▶ _Your task_
All of the data must be printed exactly; please include every line.

----------

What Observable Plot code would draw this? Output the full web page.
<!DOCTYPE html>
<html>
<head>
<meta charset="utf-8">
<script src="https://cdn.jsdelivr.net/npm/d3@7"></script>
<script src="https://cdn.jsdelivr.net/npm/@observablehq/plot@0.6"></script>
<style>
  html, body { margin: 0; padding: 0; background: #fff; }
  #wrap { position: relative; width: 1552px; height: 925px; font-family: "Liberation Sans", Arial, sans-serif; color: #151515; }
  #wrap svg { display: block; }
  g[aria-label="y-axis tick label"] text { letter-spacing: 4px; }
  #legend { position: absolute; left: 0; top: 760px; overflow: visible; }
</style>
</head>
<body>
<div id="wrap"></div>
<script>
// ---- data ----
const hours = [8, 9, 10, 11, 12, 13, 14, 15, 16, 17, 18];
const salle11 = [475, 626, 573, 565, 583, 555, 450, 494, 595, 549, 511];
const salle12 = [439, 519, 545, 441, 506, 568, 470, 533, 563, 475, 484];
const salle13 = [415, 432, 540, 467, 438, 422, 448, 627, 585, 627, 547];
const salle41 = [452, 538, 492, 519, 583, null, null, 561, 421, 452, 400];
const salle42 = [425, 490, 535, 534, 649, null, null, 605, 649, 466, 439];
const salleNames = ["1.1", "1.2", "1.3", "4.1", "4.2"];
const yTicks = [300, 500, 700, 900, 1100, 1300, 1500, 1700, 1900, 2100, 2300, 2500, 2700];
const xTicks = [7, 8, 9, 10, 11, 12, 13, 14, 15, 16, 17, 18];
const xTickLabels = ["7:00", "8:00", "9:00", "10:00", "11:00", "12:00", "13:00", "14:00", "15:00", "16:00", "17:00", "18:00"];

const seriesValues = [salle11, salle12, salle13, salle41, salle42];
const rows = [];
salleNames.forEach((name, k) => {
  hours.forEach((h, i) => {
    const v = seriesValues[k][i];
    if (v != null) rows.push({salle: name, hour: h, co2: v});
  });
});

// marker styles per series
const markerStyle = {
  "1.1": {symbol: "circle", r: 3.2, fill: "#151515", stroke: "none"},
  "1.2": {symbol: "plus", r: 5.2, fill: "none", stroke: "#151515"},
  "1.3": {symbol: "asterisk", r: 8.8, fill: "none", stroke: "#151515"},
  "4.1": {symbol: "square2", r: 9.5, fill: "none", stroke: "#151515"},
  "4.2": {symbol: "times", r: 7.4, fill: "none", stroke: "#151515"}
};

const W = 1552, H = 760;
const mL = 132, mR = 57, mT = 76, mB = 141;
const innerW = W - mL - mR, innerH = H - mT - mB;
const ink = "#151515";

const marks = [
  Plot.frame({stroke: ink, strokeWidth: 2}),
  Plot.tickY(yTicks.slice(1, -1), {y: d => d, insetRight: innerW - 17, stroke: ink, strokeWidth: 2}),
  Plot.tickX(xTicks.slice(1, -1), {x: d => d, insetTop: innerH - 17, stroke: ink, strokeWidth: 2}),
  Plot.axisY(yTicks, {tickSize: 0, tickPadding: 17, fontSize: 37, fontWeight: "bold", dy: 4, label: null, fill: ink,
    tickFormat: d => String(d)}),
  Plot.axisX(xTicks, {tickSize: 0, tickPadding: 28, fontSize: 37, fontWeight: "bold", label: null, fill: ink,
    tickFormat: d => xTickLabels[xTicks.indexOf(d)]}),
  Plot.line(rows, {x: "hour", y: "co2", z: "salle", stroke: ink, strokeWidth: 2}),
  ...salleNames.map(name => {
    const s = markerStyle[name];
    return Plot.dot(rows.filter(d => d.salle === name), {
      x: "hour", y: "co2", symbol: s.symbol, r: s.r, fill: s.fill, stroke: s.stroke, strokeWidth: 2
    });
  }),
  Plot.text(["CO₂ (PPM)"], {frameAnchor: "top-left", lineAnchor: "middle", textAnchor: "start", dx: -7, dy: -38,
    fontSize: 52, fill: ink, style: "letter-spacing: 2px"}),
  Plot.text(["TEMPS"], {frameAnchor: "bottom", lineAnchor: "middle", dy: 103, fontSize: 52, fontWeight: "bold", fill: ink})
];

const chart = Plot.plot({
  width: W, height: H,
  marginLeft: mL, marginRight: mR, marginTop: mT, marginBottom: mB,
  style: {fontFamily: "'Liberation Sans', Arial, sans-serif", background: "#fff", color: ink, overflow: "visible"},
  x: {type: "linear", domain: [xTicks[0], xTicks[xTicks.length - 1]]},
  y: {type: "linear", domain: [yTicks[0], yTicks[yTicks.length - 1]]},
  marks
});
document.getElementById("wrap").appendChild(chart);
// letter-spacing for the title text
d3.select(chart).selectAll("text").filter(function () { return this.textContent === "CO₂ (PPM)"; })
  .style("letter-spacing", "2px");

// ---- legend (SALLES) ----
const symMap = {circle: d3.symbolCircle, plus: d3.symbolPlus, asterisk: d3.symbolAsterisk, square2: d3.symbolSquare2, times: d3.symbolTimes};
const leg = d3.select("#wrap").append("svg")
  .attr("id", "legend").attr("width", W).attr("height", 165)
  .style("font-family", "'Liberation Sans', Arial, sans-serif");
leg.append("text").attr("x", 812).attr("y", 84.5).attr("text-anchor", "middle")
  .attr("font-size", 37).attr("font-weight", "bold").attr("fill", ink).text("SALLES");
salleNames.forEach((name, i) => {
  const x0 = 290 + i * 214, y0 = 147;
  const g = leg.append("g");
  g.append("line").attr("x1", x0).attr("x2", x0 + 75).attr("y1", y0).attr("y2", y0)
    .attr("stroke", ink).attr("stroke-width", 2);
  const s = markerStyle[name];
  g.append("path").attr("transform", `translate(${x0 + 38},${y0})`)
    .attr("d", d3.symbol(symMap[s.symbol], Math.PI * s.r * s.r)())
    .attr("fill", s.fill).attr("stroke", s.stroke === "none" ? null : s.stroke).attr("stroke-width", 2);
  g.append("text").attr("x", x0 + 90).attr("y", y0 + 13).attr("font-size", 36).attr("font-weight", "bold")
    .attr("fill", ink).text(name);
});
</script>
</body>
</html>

----------

▶ _The output_
What Observable Plot code would draw this? Output the full web page.
<!DOCTYPE html>
<html>
<head>
<meta charset="utf-8">
<script src="https://cdn.jsdelivr.net/npm/d3@7"></script>
<script src="https://cdn.jsdelivr.net/npm/@observablehq/plot@0.6"></script>
<style>
  html, body { margin: 0; padding: 0; background: #fff; }
  #wrap { position: relative; width: 1552px; height: 925px; font-family: "Liberation Sans", Arial, sans-serif; color: #151515; }
  #wrap svg { display: block; }
  g[aria-label="y-axis tick label"] text { letter-spacing: 4px; }
  #legend { position: absolute; left: 0; top: 760px; overflow: visible; }
</style>
</head>
<body>
<div id="wrap"></div>
<script>
// ---- data ----
const hours = [8, 9, 10, 11, 12, 13, 14, 15, 16, 17, 18];
const salle11 = [475, 626, 573, 565, 583, 555, 450, 494, 595, 549, 511];
const salle12 = [439, 519, 545, 441, 506, 568, 470, 533, 563, 475, 484];
const salle13 = [415, 432, 540, 467, 438, 422, 448, 627, 585, 627, 547];
const salle41 = [452, 538, 492, 519, 583, null, null, 561, 421, 452, 400];
const salle42 = [425, 490, 535, 534, 649, null, null, 605, 649, 466, 439];
const salleNames = ["1.1", "1.2", "1.3", "4.1", "4.2"];
const yTicks = [300, 500, 700, 900, 1100, 1300, 1500, 1700, 1900, 2100, 2300, 2500, 2700];
const xTicks = [7, 8, 9, 10, 11, 12, 13, 14, 15, 16, 17, 18];
const xTickLabels = ["7:00", "8:00", "9:00", "10:00", "11:00", "12:00", "13:00", "14:00", "15:00", "16:00", "17:00", "18:00"];

const seriesValues = [salle11, salle12, salle13, salle41, salle42];
const rows = [];
salleNames.forEach((name, k) => {
  hours.forEach((h, i) => {
    const v = seriesValues[k][i];
    if (v != null) rows.push({salle: name, hour: h, co2: v});
  });
});

// marker styles per series
const markerStyle = {
  "1.1": {symbol: "circle", r: 3.2, fill: "#151515", stroke: "none"},
  "1.2": {symbol: "plus", r: 5.2, fill: "none", stroke: "#151515"},
  "1.3": {symbol: "asterisk", r: 8.8, fill: "none", stroke: "#151515"},
  "4.1": {symbol: "square2", r: 9.5, fill: "none", stroke: "#151515"},
  "4.2": {symbol: "times", r: 7.4, fill: "none", stroke: "#151515"}
};

const W = 1552, H = 760;
const mL = 132, mR = 57, mT = 76, mB = 141;
const innerW = W - mL - mR, innerH = H - mT - mB;
const ink = "#151515";

const marks = [
  Plot.frame({stroke: ink, strokeWidth: 2}),
  Plot.tickY(yTicks.slice(1, -1), {y: d => d, insetRight: innerW - 17, stroke: ink, strokeWidth: 2}),
  Plot.tickX(xTicks.slice(1, -1), {x: d => d, insetTop: innerH - 17, stroke: ink, strokeWidth: 2}),
  Plot.axisY(yTicks, {tickSize: 0, tickPadding: 17, fontSize: 37, fontWeight: "bold", dy: 4, label: null, fill: ink,
    tickFormat: d => String(d)}),
  Plot.axisX(xTicks, {tickSize: 0, tickPadding: 28, fontSize: 37, fontWeight: "bold", label: null, fill: ink,
    tickFormat: d => xTickLabels[xTicks.indexOf(d)]}),
  Plot.line(rows, {x: "hour", y: "co2", z: "salle", stroke: ink, strokeWidth: 2}),
  ...salleNames.map(name => {
    const s = markerStyle[name];
    return Plot.dot(rows.filter(d => d.salle === name), {
      x: "hour", y: "co2", symbol: s.symbol, r: s.r, fill: s.fill, stroke: s.stroke, strokeWidth: 2
    });
  }),
  Plot.text(["CO₂ (PPM)"], {frameAnchor: "top-left", lineAnchor: "middle", textAnchor: "start", dx: -7, dy: -38,
    fontSize: 52, fill: ink, style: "letter-spacing: 2px"}),
  Plot.text(["TEMPS"], {frameAnchor: "bottom", lineAnchor: "middle", dy: 103, fontSize: 52, fontWeight: "bold", fill: ink})
];

const chart = Plot.plot({
  width: W, height: H,
  marginLeft: mL, marginRight: mR, marginTop: mT, marginBottom: mB,
  style: {fontFamily: "'Liberation Sans', Arial, sans-serif", background: "#fff", color: ink, overflow: "visible"},
  x: {type: "linear", domain: [xTicks[0], xTicks[xTicks.length - 1]]},
  y: {type: "linear", domain: [yTicks[0], yTicks[yTicks.length - 1]]},
  marks
});
document.getElementById("wrap").appendChild(chart);
// letter-spacing for the title text
d3.select(chart).selectAll("text").filter(function () { return this.textContent === "CO₂ (PPM)"; })
  .style("letter-spacing", "2px");

// ---- legend (SALLES) ----
const symMap = {circle: d3.symbolCircle, plus: d3.symbolPlus, asterisk: d3.symbolAsterisk, square2: d3.symbolSquare2, times: d3.symbolTimes};
const leg = d3.select("#wrap").append("svg")
  .attr("id", "legend").attr("width", W).attr("height", 165)
  .style("font-family", "'Liberation Sans', Arial, sans-serif");
leg.append("text").attr("x", 812).attr("y", 84.5).attr("text-anchor", "middle")
  .attr("font-size", 37).attr("font-weight", "bold").attr("fill", ink).text("SALLES");
salleNames.forEach((name, i) => {
  const x0 = 290 + i * 214, y0 = 147;
  const g = leg.append("g");
  g.append("line").attr("x1", x0).attr("x2", x0 + 75).attr("y1", y0).attr("y2", y0)
    .attr("stroke", ink).attr("stroke-width", 2);
  const s = markerStyle[name];
  g.append("path").attr("transform", `translate(${x0 + 38},${y0})`)
    .attr("d", d3.symbol(symMap[s.symbol], Math.PI * s.r * s.r)())
    .attr("fill", s.fill).attr("stroke", s.stroke === "none" ? null : s.stroke).attr("stroke-width", 2);
  g.append("text").attr("x", x0 + 90).attr("y", y0 + 13).attr("font-size", 36).attr("font-weight", "bold")
    .attr("fill", ink).text(name);
});
</script>
</body>
</html>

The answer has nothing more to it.